Scanning and Storing PDF’s Is A Bad Idea

I think scanning your paperwork and storing them as PDF’s on your server isn’t much better than just keeping the paper!  Now, many of you who have read other articles I have written or who have talked to me, know that I am totally sold on ECM (paper-less) technology.  So, why am I saying that storing PDF’s isn’t a whole lot better?  Because the reason we store documents, either paper or digitally, is so that we can find them when we need them.

Can’t find the file:

If you are scanning and storing PDF’s on a drive, it often becomes difficult to find the document you want.  You need to know the name of the document and the exact directory it is stored in.  This is not evident at first when you begin scanning, because you have only a few documents.  But, as time goes on, you have many documents, and not knowing the exact name, you may have to open each one at a time until you find the one you want.  This is not much different than rummaging through a four-drawer filing cabinet and it is just as time- consuming.

PDF’s can be a security risk:

I think using PDF’s as your archival format is not a good business decision because your PDF’s may contain dangerous code execution vulnerability or malware.  For example, a flaw in Adobe 8.1 could allow hackers to include dangerous code in PDF files to take control of Window computers.  Most current PDF formats except PDF/A allow Java scripts and executable files to be embedded into a PDF file.

Also, PDF’s stored on your network are vulnerable to ransomware attacks.

Can’t open PDF file:

Not long ago, I tried to open a PDF that was an important contract a client sent me.  I got the following message on my computer monitor:  “There was an error opening this document. The file is damaged and could not be repaired.”  I did a Google search on “corrupt PDF” and found nearly 73,000,000 hits.  I found that there are programs to repair corrupt files and even companies that specialize in attempting to recover severely corrupted files.  Luckily, the client was able to find a copy of the PDF that was not corrupt; otherwise, the details of the contract could have been permanently lost.

Can’t secure the PDF files:

Storing your important documents on your network seems very easy.  You can even develop a good directory structure that makes storing and filing PDF’s a snap.  But, securing it is much more difficult.  How do you keep someone from renaming, moving, viewing (if they shouldn’t have access), or editing archived PDF documents?

I recently met with an organization that had done a wonderful job scanning their important documents and storing them in a very organized manner on their network.  They had a new employee who was assigned the task of scanning.  Everything was going just fine until someone could not find an important document.  It was then that they noticed that many files had been inadvertently moved to the wrong directories.  They didn’t have a good naming convention, index, or anything that could help them determine which files were in wrong directories.  They had a mess on their hands.

Is PDF a really a PDF?

First off did you know there are many different formats of a PDF?  According to the Library of Congress, there are over 11 different PDF formats.  In addition, there also “true” PDFs and image only PDFs.  Many digital copiers and low-end scanners create an image only PDF and more sophisticated document scanners produce PDFs with the addition of a text layer.  And to make things even more complicated, the images in a PDF can be jpeg, png, tiff, or jpeg2000 format.
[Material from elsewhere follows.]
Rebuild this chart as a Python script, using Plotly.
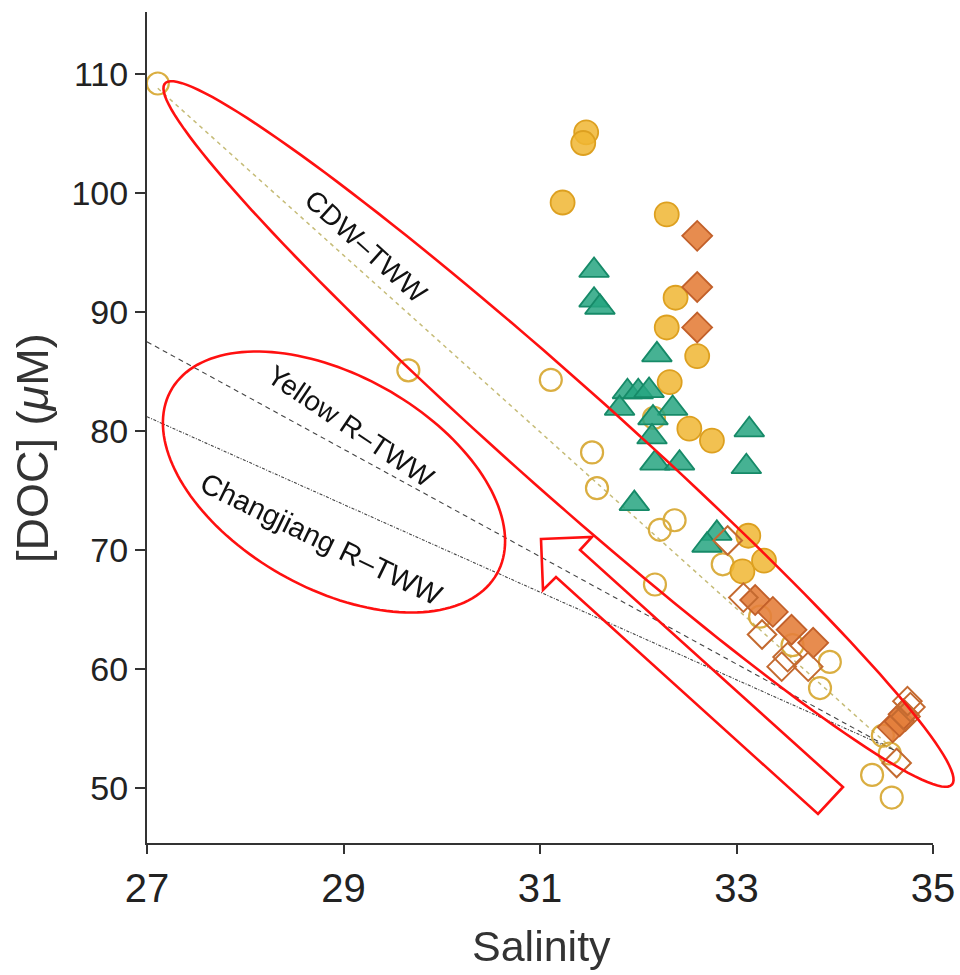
import numpy as np
import plotly.graph_objects as go

# ---------------- data ----------------
open_circle_x = [27.11, 29.66, 31.11, 31.53, 31.58, 32.16, 32.22, 32.37, 32.17, 32.86,
                 33.24, 33.57, 33.95, 33.85, 34.49, 34.56, 34.38, 34.58]
open_circle_y = [109.2, 85.1, 84.3, 78.2, 75.2, 81.1, 71.7, 72.5, 67.1, 68.8,
                 64.4, 62.0, 60.6, 58.4, 54.4, 52.9, 51.1, 49.2]

filled_circle_x = [31.47, 31.44, 31.23, 32.29, 32.38, 32.29, 32.60, 32.32, 32.52, 32.75,
                   33.12, 33.06, 33.28]
filled_circle_y = [105.1, 104.2, 99.2, 98.2, 91.2, 88.7, 86.3, 84.1, 80.2, 79.2,
                   71.2, 68.2, 69.1]

triangle_x = [31.55, 31.55, 31.61, 32.19, 31.89, 32.00, 32.11, 31.81, 32.35, 32.15,
              32.14, 33.13, 32.17, 32.42, 33.10, 31.96, 32.80, 32.70]
triangle_y = [93.5, 91.0, 90.4, 86.4, 83.3, 83.3, 83.4, 81.9, 81.9, 81.1,
              79.5, 80.1, 77.3, 77.3, 77.0, 73.9, 71.4, 70.4]

filled_diamond_x = [32.60, 32.60, 32.60, 33.19, 33.37, 33.56, 33.78, 34.59, 34.66, 34.70]
filled_diamond_y = [96.4, 92.1, 88.7, 65.8, 64.8, 63.3, 62.2, 55.1, 55.6, 56.2]

open_diamond_x = [32.91, 33.07, 33.26, 33.46, 33.52, 33.73, 34.74, 34.77, 34.72, 34.63]
open_diamond_y = [70.8, 66.0, 62.9, 60.2, 61.0, 60.2, 57.3, 56.8, 56.0, 52.1]

# mixing lines (end-members)
cdw_line_x = [27.11, 34.60]
cdw_line_y = [108.8, 53.2]
yellow_line_x = [27.0, 34.60]
yellow_line_y = [87.5, 53.2]
changjiang_line_x = [27.0, 34.60]
changjiang_line_y = [81.2, 53.2]

x_ticks = [27, 29, 31, 33, 35]
y_ticks = [50, 60, 70, 80, 90, 100, 110]

# ---------------- layout constants ----------------
W, H = 960, 975
L, R, T, B = 147, 27, 12, 132
PW, PH = W - L - R, H - T - B
FONT = "Liberation Sans, Arial, Helvetica, sans-serif"


def px2paper(px, py):
    return (px - L) / PW, (T + PH - py) / PH


def ellipse_path(cx, cy, a, b, ang_deg, n=160):
    th = np.linspace(0, 2 * np.pi, n)
    ang = np.radians(ang_deg)
    xs = cx + a * np.cos(th) * np.cos(ang) - b * np.sin(th) * np.sin(ang)
    ys = cy + a * np.cos(th) * np.sin(ang) + b * np.sin(th) * np.cos(ang)
    pts = [px2paper(x, y) for x, y in zip(xs, ys)]
    return "M " + " L ".join(f"{x:.5f},{y:.5f}" for x, y in pts) + " Z"


def poly_path(points):
    pts = [px2paper(x, y) for x, y in points]
    return "M " + " L ".join(f"{x:.5f},{y:.5f}" for x, y in pts) + " Z"


fig = go.Figure()

# lines
fig.add_trace(go.Scatter(x=cdw_line_x, y=cdw_line_y, mode="lines",
                         line=dict(color="#C6BC78", width=1.5, dash="4px,4px"),
                         hoverinfo="skip"))
fig.add_trace(go.Scatter(x=yellow_line_x, y=yellow_line_y, mode="lines",
                         line=dict(color="#444444", width=1.1, dash="5px,4px"),
                         hoverinfo="skip"))
fig.add_trace(go.Scatter(x=changjiang_line_x, y=changjiang_line_y, mode="lines",
                         line=dict(color="#444444", width=1.1, dash="3px,1.5px,1px,1.5px"),
                         hoverinfo="skip"))

# markers
fig.add_trace(go.Scatter(x=open_circle_x, y=open_circle_y, mode="markers",
                         marker=dict(symbol="circle-open", size=22, color="#D6A52C",
                                     line=dict(width=2.2, color="#D6A52C")), opacity=0.9))
fig.add_trace(go.Scatter(x=filled_circle_x, y=filled_circle_y, mode="markers",
                         marker=dict(symbol="circle", size=24, color="rgba(240,182,50,0.85)",
                                     line=dict(width=1.8, color="#DDA020"))))
fig.add_trace(go.Scatter(x=triangle_x, y=triangle_y, mode="markers",
                         marker=dict(symbol="triangle-up", size=26, color="rgba(38,165,128,0.85)",
                                     line=dict(width=1.8, color="#168A68"))))
fig.add_trace(go.Scatter(x=filled_diamond_x, y=filled_diamond_y, mode="markers",
                         marker=dict(symbol="diamond", size=23, color="rgba(228,128,60,0.9)",
                                     line=dict(width=1.8, color="#C2602A"))))
fig.add_trace(go.Scatter(x=open_diamond_x, y=open_diamond_y, mode="markers",
                         marker=dict(symbol="diamond-open", size=22, color="#C46A30",
                                     line=dict(width=2, color="#C46A30"))))

# red hand-drawn annotations
shapes = [
    dict(type="path", xref="paper", yref="paper",
         path=ellipse_path(558.5, 434, 527, 53, 41.7),
         line=dict(color="#FF1010", width=2.6)),
    dict(type="path", xref="paper", yref="paper",
         path=ellipse_path(334, 482, 187, 106.5, 29.4),
         line=dict(color="#FF1010", width=2.6)),
    dict(type="path", xref="paper", yref="paper",
         path=poly_path([(541, 539), (592, 537), (580, 550), (843, 787),
                         (818, 814), (556, 577), (543, 590)]),
         line=dict(color="#FF1010", width=2.6)),
]

annotations = []


def add_text(text, px, py, angle, size):
    x, y = px2paper(px, py)
    annotations.append(dict(text=text, x=x, y=y, xref="paper", yref="paper",
                            showarrow=False, textangle=angle, xanchor="center",
                            yanchor="middle", font=dict(family=FONT, size=size, color="#111")))


add_text("CDW–TWW", 366, 246, 42, 28)
add_text("Yellow R–TWW", 351, 426, 34, 28)
add_text("Changjiang R–TWW", 321, 539, 26, 29)

# axis titles
xt, yt = px2paper(541, 946)
annotations.append(dict(text="Salinity", x=xt, y=yt, xref="paper", yref="paper",
                        showarrow=False, xanchor="center", yanchor="middle",
                        font=dict(family=FONT, size=43, color="#333")))
xt, yt = px2paper(32, 448)
annotations.append(dict(text="[DOC] (<i>μ</i>M)", x=xt, y=yt, xref="paper", yref="paper",
                        showarrow=False, xanchor="center", yanchor="middle", textangle=-90,
                        font=dict(family=FONT, size=45, color="#333")))

fig.update_layout(
    width=W, height=H,
    margin=dict(l=L, r=R, t=T, b=B, autoexpand=False),
    paper_bgcolor="white", plot_bgcolor="white",
    showlegend=False,
    shapes=shapes, annotations=annotations,
    font=dict(family=FONT),
)
fig.update_xaxes(range=[27, 35], tickvals=x_ticks, ticktext=[str(v) for v in x_ticks],
                 ticks="outside", ticklen=9, tickwidth=2, tickcolor="#333",
                 showline=True, linewidth=2, linecolor="#333",
                 showgrid=False, zeroline=False, automargin=False,
                 tickfont=dict(family=FONT, size=40, color="#222"))
fig.update_yaxes(range=[45.38, 115.21], tickvals=y_ticks, ticktext=[str(v) for v in y_ticks],
                 ticks="outside", ticklen=10, tickwidth=2, tickcolor="#333",
                 showline=True, linewidth=2, linecolor="#333",
                 showgrid=False, zeroline=False, automargin=False,
                 tickfont=dict(family=FONT, size=34, color="#222"))

fig.write_html("out.html")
A software engineer who develops tools for paper-less solutions told me if you take into account all these factors there are well over 32 different PDF formats.


So, what is the answer?

I don’t know how many times I have been told: “I don’t need an ECM (paper-less) system, I store my documents on PDF’s on my network.”  Remember, the reason you are storing documents is to find them when you need them!  An ECM (paper-less) systems allow you to find a document quickly without knowing the name or where it is stored.  With indexes and full-text search capability, in just seconds you have the document you need.  And, a good ECM system will natively store your documents as a TIFF.